Copy out the lines that have "this" in them.

→ **Record list**
┌──

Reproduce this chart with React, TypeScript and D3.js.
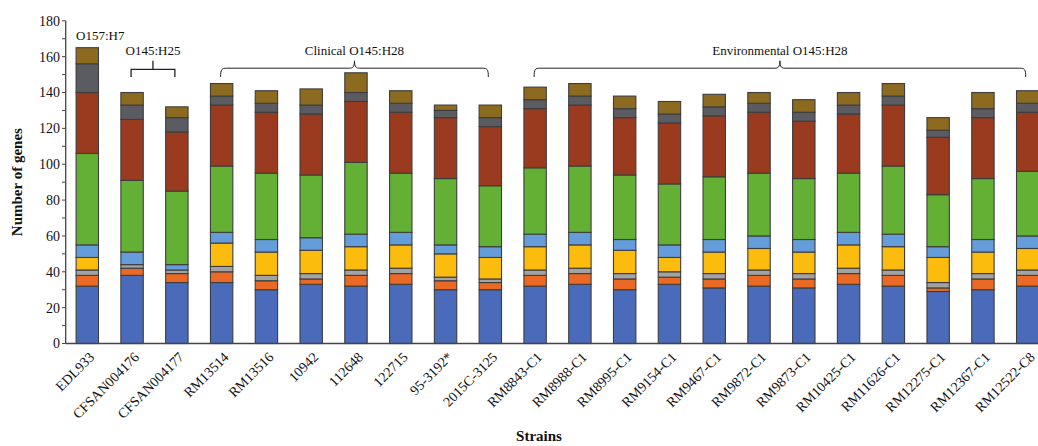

└──
┌──

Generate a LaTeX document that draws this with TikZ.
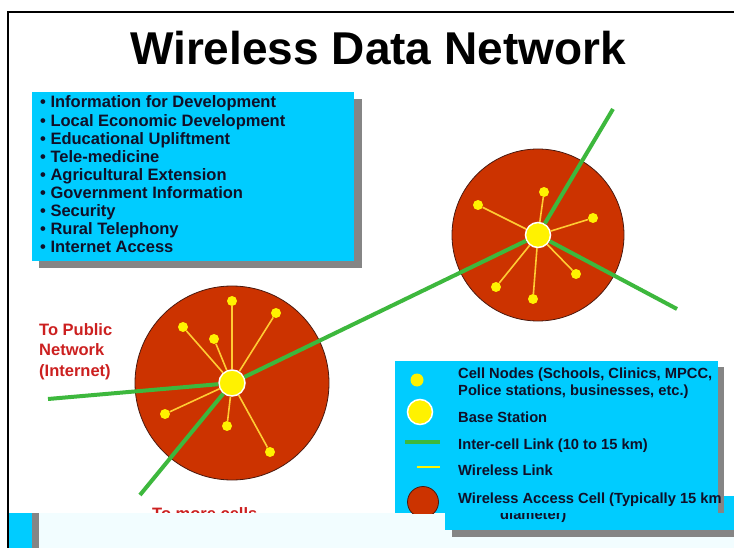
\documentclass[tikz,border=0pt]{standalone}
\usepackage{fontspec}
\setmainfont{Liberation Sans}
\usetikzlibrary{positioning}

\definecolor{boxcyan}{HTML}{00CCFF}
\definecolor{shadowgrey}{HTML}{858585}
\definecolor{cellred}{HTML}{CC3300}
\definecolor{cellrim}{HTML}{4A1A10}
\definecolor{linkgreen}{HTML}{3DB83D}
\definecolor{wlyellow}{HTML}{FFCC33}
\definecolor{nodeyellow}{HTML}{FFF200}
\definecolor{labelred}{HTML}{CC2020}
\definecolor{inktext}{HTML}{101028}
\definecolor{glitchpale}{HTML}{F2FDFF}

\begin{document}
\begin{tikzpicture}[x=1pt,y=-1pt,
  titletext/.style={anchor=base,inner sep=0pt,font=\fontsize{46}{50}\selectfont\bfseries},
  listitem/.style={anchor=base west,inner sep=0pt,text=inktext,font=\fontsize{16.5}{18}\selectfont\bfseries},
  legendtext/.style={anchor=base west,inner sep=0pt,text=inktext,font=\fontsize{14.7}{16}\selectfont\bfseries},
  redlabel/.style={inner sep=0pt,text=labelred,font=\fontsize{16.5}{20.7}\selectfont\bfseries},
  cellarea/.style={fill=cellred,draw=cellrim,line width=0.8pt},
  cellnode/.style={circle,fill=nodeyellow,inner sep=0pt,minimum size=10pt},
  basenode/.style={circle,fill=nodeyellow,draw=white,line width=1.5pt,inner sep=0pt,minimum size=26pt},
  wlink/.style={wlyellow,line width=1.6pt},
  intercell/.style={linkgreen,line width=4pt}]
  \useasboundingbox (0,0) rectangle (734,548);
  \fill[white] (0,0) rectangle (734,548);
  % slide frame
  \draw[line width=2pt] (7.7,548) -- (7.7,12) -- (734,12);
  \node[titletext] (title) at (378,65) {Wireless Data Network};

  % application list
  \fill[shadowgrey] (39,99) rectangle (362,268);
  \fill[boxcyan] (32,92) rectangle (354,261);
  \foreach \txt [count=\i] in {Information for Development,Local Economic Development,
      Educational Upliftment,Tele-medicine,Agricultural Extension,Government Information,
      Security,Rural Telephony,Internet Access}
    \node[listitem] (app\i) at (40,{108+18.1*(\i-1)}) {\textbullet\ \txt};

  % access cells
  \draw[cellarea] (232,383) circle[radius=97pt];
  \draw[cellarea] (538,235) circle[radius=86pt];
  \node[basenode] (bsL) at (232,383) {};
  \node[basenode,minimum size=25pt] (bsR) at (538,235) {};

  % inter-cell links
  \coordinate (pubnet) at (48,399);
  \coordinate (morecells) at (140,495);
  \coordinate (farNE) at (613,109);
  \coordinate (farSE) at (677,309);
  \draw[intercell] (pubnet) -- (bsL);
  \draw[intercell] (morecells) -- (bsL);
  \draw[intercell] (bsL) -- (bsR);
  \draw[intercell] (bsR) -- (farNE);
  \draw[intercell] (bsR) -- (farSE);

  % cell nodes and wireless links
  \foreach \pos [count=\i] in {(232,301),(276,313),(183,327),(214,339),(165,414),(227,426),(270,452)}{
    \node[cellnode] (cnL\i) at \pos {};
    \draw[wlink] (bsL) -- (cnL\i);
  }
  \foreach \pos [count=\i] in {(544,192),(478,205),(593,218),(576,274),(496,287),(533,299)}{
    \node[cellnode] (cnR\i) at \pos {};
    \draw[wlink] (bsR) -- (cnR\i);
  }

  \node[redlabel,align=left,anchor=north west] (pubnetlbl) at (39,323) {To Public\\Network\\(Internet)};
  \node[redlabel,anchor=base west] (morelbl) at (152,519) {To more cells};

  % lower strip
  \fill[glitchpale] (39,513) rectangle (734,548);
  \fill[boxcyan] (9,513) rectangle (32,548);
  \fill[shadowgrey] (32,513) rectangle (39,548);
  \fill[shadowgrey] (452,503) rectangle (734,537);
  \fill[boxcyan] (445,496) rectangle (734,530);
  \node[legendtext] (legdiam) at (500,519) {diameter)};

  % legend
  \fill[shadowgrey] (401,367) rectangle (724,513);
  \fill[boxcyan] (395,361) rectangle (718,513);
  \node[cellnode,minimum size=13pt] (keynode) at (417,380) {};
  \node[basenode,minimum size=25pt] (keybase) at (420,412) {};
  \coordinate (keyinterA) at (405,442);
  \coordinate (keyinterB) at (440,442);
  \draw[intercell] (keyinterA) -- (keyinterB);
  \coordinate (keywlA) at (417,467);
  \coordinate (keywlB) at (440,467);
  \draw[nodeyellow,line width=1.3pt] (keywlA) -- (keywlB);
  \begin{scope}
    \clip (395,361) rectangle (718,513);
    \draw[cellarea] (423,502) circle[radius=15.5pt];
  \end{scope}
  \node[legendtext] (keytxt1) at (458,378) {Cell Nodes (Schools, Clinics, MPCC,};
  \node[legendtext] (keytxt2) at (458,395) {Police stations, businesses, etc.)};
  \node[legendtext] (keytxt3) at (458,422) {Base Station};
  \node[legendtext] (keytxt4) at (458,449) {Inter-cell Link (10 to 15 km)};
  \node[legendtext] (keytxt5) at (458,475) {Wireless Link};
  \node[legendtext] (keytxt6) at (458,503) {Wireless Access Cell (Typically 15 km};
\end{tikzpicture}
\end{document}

└──

→ **Reply**
Reproduce this chart with React, TypeScript and D3.js.
Generate a LaTeX document that draws this with TikZ.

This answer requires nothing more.